## BEGIN SUPPLIED RECORDS

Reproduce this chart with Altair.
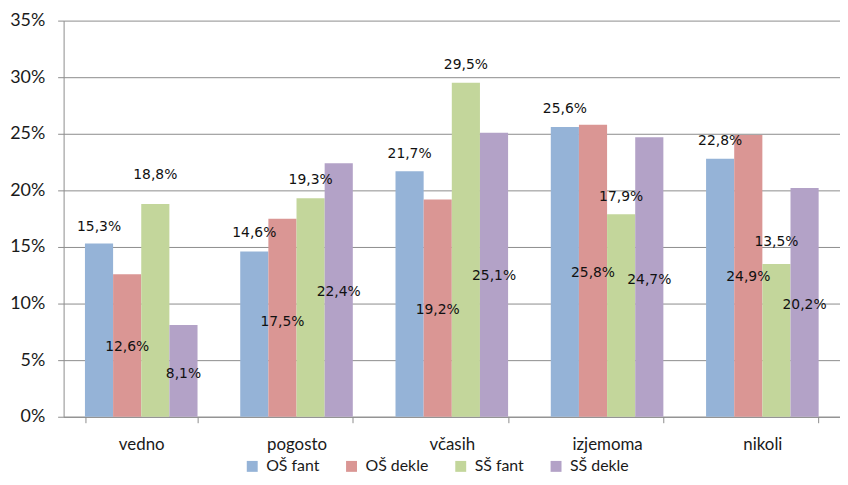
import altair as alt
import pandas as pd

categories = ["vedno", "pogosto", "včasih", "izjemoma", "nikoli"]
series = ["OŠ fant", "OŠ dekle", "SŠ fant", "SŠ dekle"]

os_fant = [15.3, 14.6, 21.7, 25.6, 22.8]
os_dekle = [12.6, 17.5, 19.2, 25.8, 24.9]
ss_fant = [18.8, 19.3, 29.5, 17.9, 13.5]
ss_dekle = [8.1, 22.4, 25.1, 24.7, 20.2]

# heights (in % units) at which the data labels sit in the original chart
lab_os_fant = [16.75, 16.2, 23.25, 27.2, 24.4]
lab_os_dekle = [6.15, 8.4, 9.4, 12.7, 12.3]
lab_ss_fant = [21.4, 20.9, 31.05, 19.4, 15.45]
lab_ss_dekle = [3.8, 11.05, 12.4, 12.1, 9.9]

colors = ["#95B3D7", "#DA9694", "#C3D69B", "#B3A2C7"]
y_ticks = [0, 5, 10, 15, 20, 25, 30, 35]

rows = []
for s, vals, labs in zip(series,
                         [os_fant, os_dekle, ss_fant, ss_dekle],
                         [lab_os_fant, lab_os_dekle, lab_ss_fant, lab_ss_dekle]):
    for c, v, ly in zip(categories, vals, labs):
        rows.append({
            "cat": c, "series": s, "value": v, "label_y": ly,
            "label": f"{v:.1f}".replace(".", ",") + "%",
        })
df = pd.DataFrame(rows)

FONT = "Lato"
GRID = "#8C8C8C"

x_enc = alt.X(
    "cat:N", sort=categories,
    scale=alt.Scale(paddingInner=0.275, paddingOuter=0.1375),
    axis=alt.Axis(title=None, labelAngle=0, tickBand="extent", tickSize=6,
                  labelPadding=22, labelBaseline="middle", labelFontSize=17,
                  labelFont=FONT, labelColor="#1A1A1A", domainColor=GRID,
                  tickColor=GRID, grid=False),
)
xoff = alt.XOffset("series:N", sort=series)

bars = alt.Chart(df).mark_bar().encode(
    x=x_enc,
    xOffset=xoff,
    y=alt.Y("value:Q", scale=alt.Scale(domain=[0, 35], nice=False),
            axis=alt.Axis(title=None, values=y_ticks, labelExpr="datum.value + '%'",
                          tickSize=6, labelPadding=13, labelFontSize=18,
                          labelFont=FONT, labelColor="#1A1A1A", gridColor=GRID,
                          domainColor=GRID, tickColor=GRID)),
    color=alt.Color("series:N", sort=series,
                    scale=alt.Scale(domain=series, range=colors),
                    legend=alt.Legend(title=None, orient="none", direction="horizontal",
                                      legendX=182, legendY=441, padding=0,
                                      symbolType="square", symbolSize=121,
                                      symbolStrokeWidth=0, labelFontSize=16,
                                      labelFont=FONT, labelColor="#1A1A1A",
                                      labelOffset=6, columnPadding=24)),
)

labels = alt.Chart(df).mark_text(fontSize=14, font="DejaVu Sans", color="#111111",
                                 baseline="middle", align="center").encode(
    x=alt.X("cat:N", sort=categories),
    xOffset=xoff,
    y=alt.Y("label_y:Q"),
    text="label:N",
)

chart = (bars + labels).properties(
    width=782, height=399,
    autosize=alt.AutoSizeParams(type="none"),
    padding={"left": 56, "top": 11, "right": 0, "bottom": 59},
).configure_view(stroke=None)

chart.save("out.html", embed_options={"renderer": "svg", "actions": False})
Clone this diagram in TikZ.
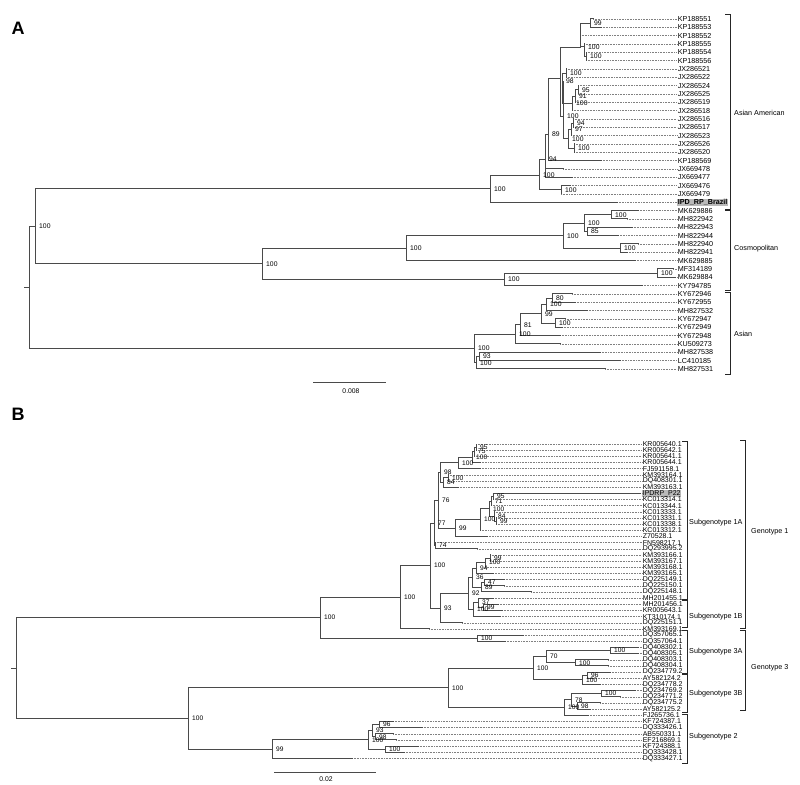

## END SUPPLIED RECORDS

=== EXERCISE AIM ===
Say, as a number only, how many lines of the data contain "this".

=== WORKED SOLUTION ===
2